===== Data provided =====

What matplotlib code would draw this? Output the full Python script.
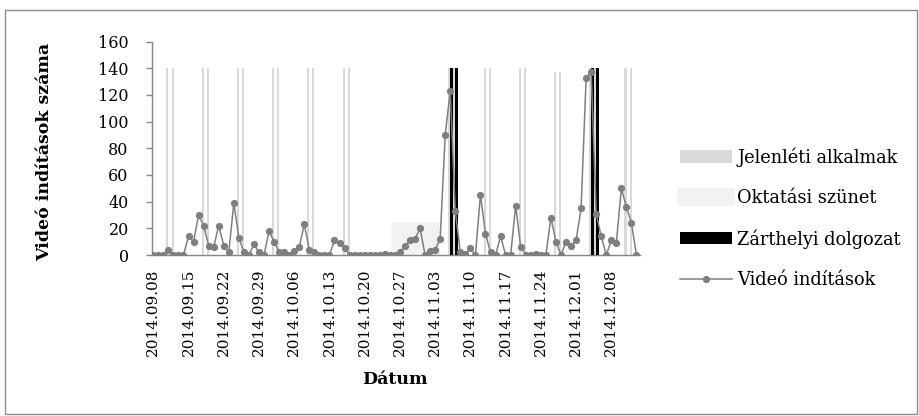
import matplotlib
matplotlib.use("Agg")
import matplotlib.pyplot as plt
import pandas as pd
from matplotlib.patches import Rectangle

plt.rcParams['font.family'] = ['DejaVu Serif']

# daily video starts from 2014.09.08
views = [0, 0, 0, 4, 0, 0, 0, 14, 10, 30,
         22, 7, 6, 22, 7, 2, 39, 13, 2, 0,
         8, 2, 0, 18, 10, 2, 2, 0, 3, 6,
         23, 4, 2, 0, 0, 0, 11, 9, 5, 0,
         0, 0, 0, 0, 0, 0, 1, 0, 0, 2,
         7, 11, 12, 20, 0, 3, 4, 12, 90, 123,
         33, 2, 1, 5, 0, 45, 16, 2, 0, 14,
         0, 0, 37, 6, 0, 0, 1, 0, 0, 28,
         10, 0, 10, 7, 11, 35, 133, 137, 31, 14,
         0, 11, 9, 50, 36, 24, 0]
dates = pd.date_range("2014-09-08", periods=len(views), freq="D")

# class days (day index, bar height)
class_days = [3, 4, 10, 11, 17, 18, 24, 25, 31, 32, 38, 39,
              59, 60, 66, 67, 73, 74, 80, 81, 87, 88, 94, 95]
class_vals = [140, 140, 140, 140, 140, 140, 140, 140, 140, 140, 140, 140,
              140, 140, 140, 140, 140, 140, 137, 137, 140, 140, 140, 140]
# autumn break
break_days = [48, 49, 50, 51, 52, 53, 54, 55, 56]
break_vals = [24, 24, 24, 24, 24, 24, 24, 24, 24]
# written tests
test_days = [59, 60, 87, 88]
test_vals = [140, 140, 140, 140]

labels = ["Jelenléti alkalmak", "Oktatási szünet", "Zárthelyi dolgozat", "Videó indítások"]

fig = plt.figure(figsize=(9.19, 4.16), dpi=100)
ax = fig.add_axes([0.165, 0.387, 0.5314, 0.513])

x = list(range(len(views)))
ax.bar(break_days, break_vals, width=1.0, color="#f2f2f2", edgecolor="#f2f2f2",
       linewidth=2, joinstyle="round", zorder=1, label=labels[1])
ax.bar([d - 0.18 for d in class_days], class_vals, width=0.4, color="#d9d9d9",
       linewidth=0, zorder=2, label=labels[0])
ax.bar([d + 0.3 for d in test_days], test_vals, width=0.53, color="black",
       linewidth=0, zorder=3, label=labels[2])
ax.plot(x, views, color="#7f7f7f", linewidth=1.1, marker="o", markersize=4.2,
        zorder=4, label=labels[3])

ax.set_xlim(-0.33, 96.7)
ax.set_ylim(0, 160)
ax.set_yticks(range(0, 161, 20))
ticks = list(range(0, len(views), 7))
ax.set_xticks(ticks)
ax.set_xticklabels([dates[i].strftime("%Y.%m.%d") for i in ticks], rotation=90)

for side in ["top", "right"]:
    ax.spines[side].set_visible(False)
for side in ["left", "bottom"]:
    ax.spines[side].set_color("#868686")
    ax.spines[side].set_linewidth(1.0)
ax.tick_params(axis="y", direction="out", length=4.5, width=1.0, color="#868686",
               pad=12, labelsize=11.5)
ax.tick_params(axis="x", length=0, pad=10, labelsize=11)

fig.text(45 / 919, 1 - 152 / 416, "Videó indítások száma", rotation=90,
         ha="center", va="center", fontsize=12.5, fontweight="bold")
fig.text(395 / 919, 1 - 380 / 416, "Dátum", ha="center", va="center",
         fontsize=12.5, fontweight="bold")

handles, labs = ax.get_legend_handles_labels()
order = [labs.index(l) for l in labels]
leg = fig.legend([handles[i] for i in order], labels, loc="center left",
                 bbox_to_anchor=(680 / 919, 1 - 218 / 416), frameon=False,
                 fontsize=12.8, handlelength=2.95, handleheight=0.68, handletextpad=0.28,
                 labelspacing=1.25, borderpad=0, borderaxespad=0)
# break patch drawn a bit larger with soft corners
leg.legend_handles[1].set_linewidth(4.5)
leg.legend_handles[1].set_joinstyle("round")

# outer chart border
fig.patches.append(Rectangle((5 / 919, 2 / 416), 912 / 919, 404 / 416,
                             transform=fig.transFigure, fill=False,
                             edgecolor="#8c8c8c", linewidth=1.0))

fig.savefig("out.png", dpi=100)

=====

Aim
Your copy of the data above should match it exactly, except that pictures are left out.

Full solution
What matplotlib code would draw this? Output the full Python script.
import matplotlib
matplotlib.use("Agg")
import matplotlib.pyplot as plt
import pandas as pd
from matplotlib.patches import Rectangle

plt.rcParams['font.family'] = ['DejaVu Serif']

# daily video starts from 2014.09.08
views = [0, 0, 0, 4, 0, 0, 0, 14, 10, 30,
         22, 7, 6, 22, 7, 2, 39, 13, 2, 0,
         8, 2, 0, 18, 10, 2, 2, 0, 3, 6,
         23, 4, 2, 0, 0, 0, 11, 9, 5, 0,
         0, 0, 0, 0, 0, 0, 1, 0, 0, 2,
         7, 11, 12, 20, 0, 3, 4, 12, 90, 123,
         33, 2, 1, 5, 0, 45, 16, 2, 0, 14,
         0, 0, 37, 6, 0, 0, 1, 0, 0, 28,
         10, 0, 10, 7, 11, 35, 133, 137, 31, 14,
         0, 11, 9, 50, 36, 24, 0]
dates = pd.date_range("2014-09-08", periods=len(views), freq="D")

# class days (day index, bar height)
class_days = [3, 4, 10, 11, 17, 18, 24, 25, 31, 32, 38, 39,
              59, 60, 66, 67, 73, 74, 80, 81, 87, 88, 94, 95]
class_vals = [140, 140, 140, 140, 140, 140, 140, 140, 140, 140, 140, 140,
              140, 140, 140, 140, 140, 140, 137, 137, 140, 140, 140, 140]
# autumn break
break_days = [48, 49, 50, 51, 52, 53, 54, 55, 56]
break_vals = [24, 24, 24, 24, 24, 24, 24, 24, 24]
# written tests
test_days = [59, 60, 87, 88]
test_vals = [140, 140, 140, 140]

labels = ["Jelenléti alkalmak", "Oktatási szünet", "Zárthelyi dolgozat", "Videó indítások"]

fig = plt.figure(figsize=(9.19, 4.16), dpi=100)
ax = fig.add_axes([0.165, 0.387, 0.5314, 0.513])

x = list(range(len(views)))
ax.bar(break_days, break_vals, width=1.0, color="#f2f2f2", edgecolor="#f2f2f2",
       linewidth=2, joinstyle="round", zorder=1, label=labels[1])
ax.bar([d - 0.18 for d in class_days], class_vals, width=0.4, color="#d9d9d9",
       linewidth=0, zorder=2, label=labels[0])
ax.bar([d + 0.3 for d in test_days], test_vals, width=0.53, color="black",
       linewidth=0, zorder=3, label=labels[2])
ax.plot(x, views, color="#7f7f7f", linewidth=1.1, marker="o", markersize=4.2,
        zorder=4, label=labels[3])

ax.set_xlim(-0.33, 96.7)
ax.set_ylim(0, 160)
ax.set_yticks(range(0, 161, 20))
ticks = list(range(0, len(views), 7))
ax.set_xticks(ticks)
ax.set_xticklabels([dates[i].strftime("%Y.%m.%d") for i in ticks], rotation=90)

for side in ["top", "right"]:
    ax.spines[side].set_visible(False)
for side in ["left", "bottom"]:
    ax.spines[side].set_color("#868686")
    ax.spines[side].set_linewidth(1.0)
ax.tick_params(axis="y", direction="out", length=4.5, width=1.0, color="#868686",
               pad=12, labelsize=11.5)
ax.tick_params(axis="x", length=0, pad=10, labelsize=11)

fig.text(45 / 919, 1 - 152 / 416, "Videó indítások száma", rotation=90,
         ha="center", va="center", fontsize=12.5, fontweight="bold")
fig.text(395 / 919, 1 - 380 / 416, "Dátum", ha="center", va="center",
         fontsize=12.5, fontweight="bold")

handles, labs = ax.get_legend_handles_labels()
order = [labs.index(l) for l in labels]
leg = fig.legend([handles[i] for i in order], labels, loc="center left",
                 bbox_to_anchor=(680 / 919, 1 - 218 / 416), frameon=False,
                 fontsize=12.8, handlelength=2.95, handleheight=0.68, handletextpad=0.28,
                 labelspacing=1.25, borderpad=0, borderaxespad=0)
# break patch drawn a bit larger with soft corners
leg.legend_handles[1].set_linewidth(4.5)
leg.legend_handles[1].set_joinstyle("round")

# outer chart border
fig.patches.append(Rectangle((5 / 919, 2 / 416), 912 / 919, 404 / 416,
                             transform=fig.transFigure, fill=False,
                             edgecolor="#8c8c8c", linewidth=1.0))

fig.savefig("out.png", dpi=100)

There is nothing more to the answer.